BD2KGenomics / toil-rnaseq

UC Santa Cruz Computational Genomics Lab's Toil-based RNA-seq pipeline
Apache License 2.0
38 stars 10 forks source link

quantification for stranded data #177

Open yuankunzhu opened 5 years ago

yuankunzhu commented 5 years ago

--forward-prob was hard set to 0.5, while the documentation of that argument describes as:

Probability of generating a read from the forward strand of a transcript. Set to 1 for a strand-specific protocol where all (upstream) reads are derived from the forward strand, 0 for a strand-specific protocol where all (upstream) read are derived from the reverse strand, or 0.5 for a non-strand-specific protocol. (Default: 0.5)

Should make this as a variable associated with the stranded status

actual code line: https://github.com/BD2KGenomics/toil-rnaseq/blob/master/src/toil_rnaseq/tools/quantifiers.py#L82

jvivian commented 5 years ago

@yuankunzhu — to clarify, you'd like to be able to modify this setting?

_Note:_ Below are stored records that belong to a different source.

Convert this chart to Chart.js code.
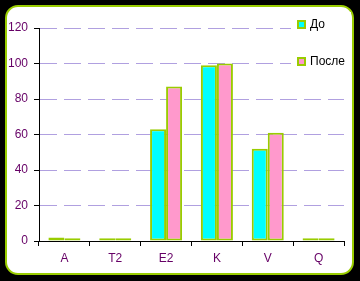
<!DOCTYPE html>
<html>
<head>
<meta charset="utf-8">
<script src="https://cdn.jsdelivr.net/npm/chart.js@4"></script>
<style>
  html, body { margin: 0; padding: 0; background: #000; }
  #box { width: 360px; height: 281px; }
</style>
</head>
<body>
<div id="box"><canvas id="grafico" width="360" height="281"></canvas></div>
<script>
// Dados do gráfico
const categorias = ['A', 'T2', 'E2', 'K', 'V', 'Q'];
const valoresDo = [2, 1.5, 63, 99, 52, 1.5];
const valoresPosle = [1.5, 1.5, 87, 100, 61, 1.5];
const rotulosSeries = ['До', 'После'];
const marcasY = [0, 20, 40, 60, 80, 100, 120];

const verde = '#99CC00';
const roxo = '#660066';

// Fundo preto com painel branco arredondado
const painel = {
    id: 'painel',
    beforeDraw(chart) {
        const ctx = chart.ctx;
        ctx.save();
        ctx.fillStyle = '#000';
        ctx.fillRect(0, 0, chart.width, chart.height);
        ctx.beginPath();
        ctx.roundRect(6, 6, 347, 268, 12);
        ctx.fillStyle = '#fff';
        ctx.fill();
        ctx.lineWidth = 2;
        ctx.strokeStyle = verde;
        ctx.stroke();
        ctx.restore();
    }
};

// Legenda desenhada à direita, sobre a área do gráfico
const legenda = {
    id: 'legenda',
    afterDatasetsDraw(chart) {
        const ctx = chart.ctx;
        ctx.save();
        ctx.fillStyle = '#fff';
        ctx.fillRect(291, 12, 60, 58);
        ctx.font = '12px "Liberation Sans", Arial, sans-serif';
        ctx.textBaseline = 'middle';
        const ys = [24, 61];
        chart.data.datasets.forEach((ds, i) => {
            ctx.fillStyle = ds.backgroundColor;
            ctx.fillRect(298, ys[i] - 3, 7, 7);
            ctx.strokeStyle = verde;
            ctx.lineWidth = 2;
            ctx.strokeRect(298, ys[i] - 3, 7, 7);
            ctx.fillStyle = '#000';
            ctx.fillText(ds.label, 310, ys[i] + 1);
        });
        ctx.restore();
    }
};

const config = {
    type: 'bar',
    data: {
        labels: categorias,
        datasets: [
            {
                label: rotulosSeries[0],
                data: valoresDo,
                backgroundColor: '#00FFFF',
                borderColor: verde,
                borderWidth: 2,
                borderSkipped: false,
                barPercentage: 1,
                categoryPercentage: 0.63
            },
            {
                label: rotulosSeries[1],
                data: valoresPosle,
                backgroundColor: '#FF99CC',
                borderColor: verde,
                borderWidth: 2,
                borderSkipped: false,
                barPercentage: 1,
                categoryPercentage: 0.63
            }
        ]
    },
    options: {
        responsive: false,
        animation: false,
        layout: { padding: { top: 28, right: 16, bottom: 10, left: 0 } },
        plugins: {
            legend: { display: false },
            tooltip: { enabled: false }
        },
        scales: {
            x: {
                grid: {
                    offset: true,
                    drawOnChartArea: false,
                    tickLength: 5,
                    tickColor: '#000'
                },
                border: { color: '#000', width: 1 },
                ticks: {
                    color: roxo,
                    padding: 5,
                    font: { family: '"Liberation Sans", Arial, sans-serif', size: 12 }
                },
                afterFit(scale) { scale.height = 30; }
            },
            y: {
                min: 0,
                max: 120,
                afterBuildTicks(scale) {
                    scale.ticks = marcasY.map(v => ({ value: v }));
                },
                grid: {
                    color: '#B0A0E0',
                    tickLength: 5,
                    tickColor: '#000',
                    tickBorderDash: [0, 0]
                },
                border: { color: '#000', width: 1, dash: [17, 7] },
                ticks: {
                    color: roxo,
                    padding: 6,
                    font: { family: '"Liberation Sans", Arial, sans-serif', size: 12 }
                },
                afterFit(scale) { scale.width = 39; }
            }
        }
    },
    plugins: [painel, legenda]
};

new Chart(document.getElementById('grafico'), config);
</script>
</body>
</html>
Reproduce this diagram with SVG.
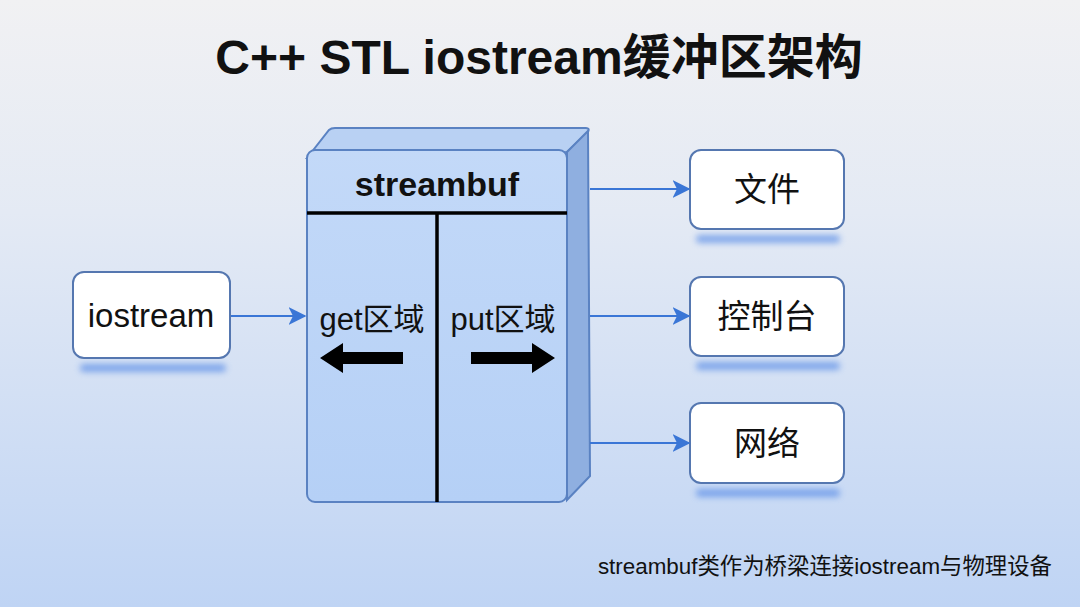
<svg xmlns="http://www.w3.org/2000/svg" width="1080" height="607" viewBox="0 0 1080 607">
<defs>
<linearGradient id="bg" x1="0" y1="0" x2="0" y2="1">
<stop offset="0" stop-color="#f1f1f3"/>
<stop offset="0.35" stop-color="#e4eaf4"/>
<stop offset="1" stop-color="#bfd4f4"/>
</linearGradient>
<linearGradient id="front" x1="0" y1="0" x2="0" y2="1">
<stop offset="0" stop-color="#c3d9f8"/>
<stop offset="1" stop-color="#b5d0f6"/>
</linearGradient>
<filter id="blur" x="-20%" y="-200%" width="140%" height="500%">
<feGaussianBlur stdDeviation="3"/>
</filter>
<marker id="arr" viewBox="0 0 12 12" refX="11" refY="6" markerWidth="18" markerHeight="18" orient="auto" markerUnits="userSpaceOnUse">
<path d="M0,0 L12,6 L0,12 L3,6 Z" fill="#3a76d6"/>
</marker>
</defs>
<style>
.t{font-family:"Liberation Sans","Noto Sans CJK SC",sans-serif;fill:#111}
.box{fill:#ffffff;stroke:#5577b0;stroke-width:2}
.shadow{fill:#4f86e6;opacity:0.65;filter:url(#blur)}
.conn{stroke:#3a76d6;stroke-width:2;fill:none}
.lbl{font-size:33px;text-anchor:middle}
</style>
<rect width="1080" height="607" fill="url(#bg)"/>
<text class="t" x="539" y="74" font-size="48" font-weight="bold" text-anchor="middle">C++ STL iostream缓冲区架构</text>

<g id="streambuf">
<path d="M307,158 L329,130 Q331,128 335,128 L586,128 Q590,128 588,132 L567,152 Z" fill="#b9d1f3" stroke="#5a82c2" stroke-width="2"/>
<path d="M567,152 L588,131 L590,476 L567,500 Z" fill="#8fafe0" stroke="#5a82c2" stroke-width="2"/>
<rect x="307" y="150" width="260" height="352" rx="8" fill="url(#front)" stroke="#5a82c2" stroke-width="2"/>
<text class="t" x="437" y="196" font-size="34" font-weight="bold" text-anchor="middle">streambuf</text>
<line x1="307" y1="213" x2="567" y2="213" stroke="#000" stroke-width="3.5"/>
<line x1="437" y1="213" x2="437" y2="502" stroke="#000" stroke-width="3.5"/>
<text class="t" x="372" y="330" font-size="31" text-anchor="middle">get区域</text>
<text class="t" x="503" y="330" font-size="31" text-anchor="middle">put区域</text>
<path d="M320,358 L343,343 L343,352 L403,352 L403,364 L343,364 L343,373 Z" fill="#000"/>
<path d="M555,358 L532,343 L532,352 L471,352 L471,364 L532,364 L532,373 Z" fill="#000"/>
</g>

<g id="iostream">
<rect class="shadow" x="80" y="364" width="146" height="8" rx="4"/>
<rect class="box" x="73" y="272" width="157" height="86" rx="11"/>
<text class="t lbl" x="151" y="327">iostream</text>
</g>

<g id="file">
<rect class="shadow" x="696" y="235" width="144" height="8" rx="4"/>
<rect class="box" x="690" y="150" width="154" height="79" rx="11"/>
<text class="t lbl" x="767" y="201">文件</text>
</g>

<g id="console">
<rect class="shadow" x="696" y="362" width="144" height="8" rx="4"/>
<rect class="box" x="690" y="277" width="154" height="79" rx="11"/>
<text class="t lbl" x="767" y="328">控制台</text>
</g>

<g id="network">
<rect class="shadow" x="696" y="489" width="144" height="8" rx="4"/>
<rect class="box" x="690" y="403" width="154" height="80" rx="11"/>
<text class="t lbl" x="767" y="455">网络</text>
</g>

<g id="connectors">
<line class="conn" x1="231" y1="316" x2="305" y2="316" marker-end="url(#arr)"/>
<line class="conn" x1="590" y1="189" x2="689" y2="189" marker-end="url(#arr)"/>
<line class="conn" x1="590" y1="316" x2="689" y2="316" marker-end="url(#arr)"/>
<line class="conn" x1="590" y1="443" x2="689" y2="443" marker-end="url(#arr)"/>
</g>

<text class="t" x="1052" y="574" font-size="22.4" text-anchor="end">streambuf类作为桥梁连接iostream与物理设备</text>
</svg>
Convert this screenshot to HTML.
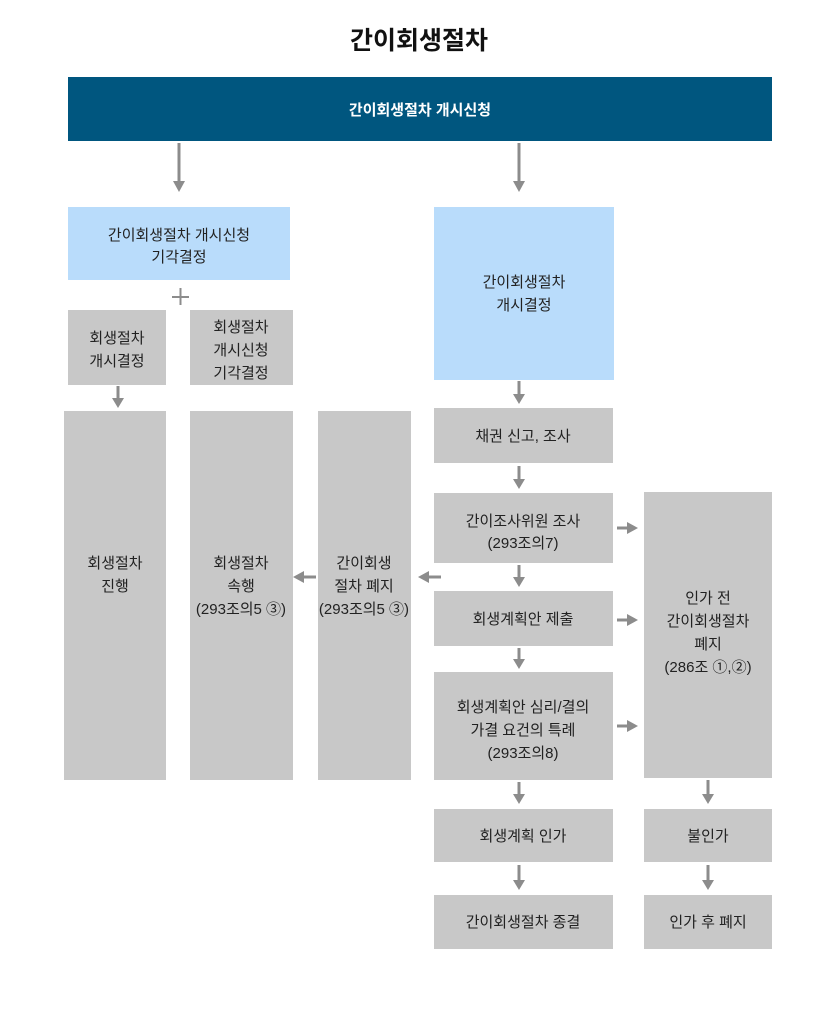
<!DOCTYPE html>
<html><head><meta charset="utf-8"><style>
html,body{margin:0;padding:0;background:#fff;}
svg text{font-family:"Liberation Sans","Noto Sans CJK KR","NanumGothic",sans-serif;}
</style></head><body>
<svg width="838" height="1005" viewBox="0 0 838 1005" xmlns="http://www.w3.org/2000/svg">
<text x="419" y="49" text-anchor="middle" font-size="25" font-weight="bold" fill="#111">간이회생절차</text>
<rect x="68" y="77" width="704" height="64" fill="#00567f"/>
<text x="420" y="115" text-anchor="middle" font-size="15" font-weight="bold" fill="#fff">간이회생절차 개시신청</text>

<g stroke="#8c8c8c" stroke-width="3" fill="none">
<line x1="179" y1="143" x2="179" y2="182"/>
<line x1="519" y1="143" x2="519" y2="182"/>
<line x1="118" y1="386" x2="118" y2="399"/>
<line x1="519" y1="381" x2="519" y2="395"/>
<line x1="519" y1="466" x2="519" y2="480"/>
<line x1="519" y1="565" x2="519" y2="578"/>
<line x1="519" y1="648" x2="519" y2="660"/>
<line x1="519" y1="782" x2="519" y2="795"/>
<line x1="519" y1="865" x2="519" y2="881"/>
<line x1="708" y1="780" x2="708" y2="795"/>
<line x1="708" y1="865" x2="708" y2="881"/>
<line x1="617" y1="528" x2="628" y2="528"/>
<line x1="617" y1="620" x2="628" y2="620"/>
<line x1="617" y1="726" x2="628" y2="726"/>
<line x1="441" y1="577" x2="428" y2="577"/>
<line x1="316" y1="577" x2="303" y2="577"/>
</g>
<g fill="#8c8c8c">
<path d="M173,181 L185,181 L179,192 z"/>
<path d="M513,181 L525,181 L519,192 z"/>
<path d="M112,398 L124,398 L118,408 z"/>
<path d="M513,394 L525,394 L519,404 z"/>
<path d="M513,479 L525,479 L519,489 z"/>
<path d="M513,577 L525,577 L519,587 z"/>
<path d="M513,659 L525,659 L519,669 z"/>
<path d="M513,794 L525,794 L519,804 z"/>
<path d="M513,880 L525,880 L519,890 z"/>
<path d="M702,794 L714,794 L708,804 z"/>
<path d="M702,880 L714,880 L708,890 z"/>
<path d="M627,522 L627,534 L638,528 z"/>
<path d="M627,614 L627,626 L638,620 z"/>
<path d="M627,720 L627,732 L638,726 z"/>
<path d="M429,571 L429,583 L418,577 z"/>
<path d="M304,571 L304,583 L293,577 z"/>
<rect x="172" y="296" width="17" height="2"/>
<rect x="179.5" y="288" width="2" height="17"/>
</g>

<g fill="#b9dcfb">
<rect x="68" y="207" width="222" height="73"/>
<rect x="434" y="207" width="180" height="173"/>
</g>
<g fill="#c8c8c8">
<rect x="68" y="310" width="98" height="75"/>
<rect x="190" y="310" width="103" height="75"/>
<rect x="64" y="411" width="102" height="369"/>
<rect x="190" y="411" width="103" height="369"/>
<rect x="318" y="411" width="93" height="369"/>
<rect x="434" y="408" width="179" height="55"/>
<rect x="434" y="493" width="179" height="70"/>
<rect x="434" y="591" width="179" height="55"/>
<rect x="434" y="672" width="179" height="108"/>
<rect x="434" y="809" width="179" height="53"/>
<rect x="434" y="895" width="179" height="54"/>
<rect x="644" y="492" width="128" height="286"/>
<rect x="644" y="809" width="128" height="53"/>
<rect x="644" y="895" width="128" height="54"/>
</g>

<g font-size="15" fill="#222" text-anchor="middle">
<text x="179" y="240">간이회생절차 개시신청</text>
<text x="179" y="262">기각결정</text>
<text x="524" y="287">간이회생절차</text>
<text x="524" y="310">개시결정</text>
<text x="117" y="343">회생절차</text>
<text x="117" y="366">개시결정</text>
<text x="241" y="332">회생절차</text>
<text x="241" y="355">개시신청</text>
<text x="241" y="378">기각결정</text>
<text x="115" y="568">회생절차</text>
<text x="115" y="591">진행</text>
<text x="241" y="568">회생절차</text>
<text x="241" y="591">속행</text>
<text x="241" y="614">(293조의5 ③)</text>
<text x="364" y="568">간이회생</text>
<text x="364" y="591">절차 폐지</text>
<text x="364" y="614">(293조의5 ③)</text>
<text x="523" y="441">채권 신고, 조사</text>
<text x="523" y="526">간이조사위원 조사</text>
<text x="523" y="548">(293조의7)</text>
<text x="523" y="624">회생계획안 제출</text>
<text x="523" y="712">회생계획안 심리/결의</text>
<text x="523" y="735">가결 요건의 특례</text>
<text x="523" y="758">(293조의8)</text>
<text x="523" y="841">회생계획 인가</text>
<text x="523" y="927">간이회생절차 종결</text>
<text x="708" y="603">인가 전</text>
<text x="708" y="626">간이회생절차</text>
<text x="708" y="649">폐지</text>
<text x="708" y="672">(286조 ①,②)</text>
<text x="708" y="841">불인가</text>
<text x="708" y="927">인가 후 폐지</text>
</g>
</svg>
</body></html>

yuankunzhu commented 5 years ago

ultimately, this parameter should be set up according to the lib stranded status. So if the input data is stranded, such parameter should be 1 or 0; and if it's non-stranded, then 0.5 for example.

jvivian commented 5 years ago

@yuankunzhu — I see, thank you for the explanation. I'll look into how easy / fast it is to ascertain stranded status and see if I can add it to the workflow. If you have a fast tool you can recommend that'd be appreciated.

jvivian commented 5 years ago

This tool has a strand checker: https://hartleys.github.io/QoRTs/ but only works on BAM input files.

yuankunzhu commented 5 years ago

Thanks for looking into this @jvivian. I know Salmon could do such check up too: https://salmon.readthedocs.io/en/latest/salmon.html#what-s-this-libtype

As of version 0.7.0, Salmon also has the ability to automatically infer (i.e. guess) the library type based on how the first few thousand reads map to the transcriptome. To allow Salmon to automatically infer the library type, simply provide -l A or --libType A to Salmon.

hbeale commented 5 years ago

@yuankunzhu, I looked at the Salmon note too, but it can only detect what the aligner was told the data was, not whether the sequence data itself came from a stranded or unstranded library. I'm pretty sure this will have to be a parameter based on a human's knowledge of the library prep.

"Thus, for example, if the upstream aligner has been told to perform strand-aware mapping (i.e. to ignore potential alignments that don’t map in the expected manner), but the actual library is unstranded, automatic library type detection cannot detect this. It will attempt to detect the library type that is most consistent with the alignment that are provided."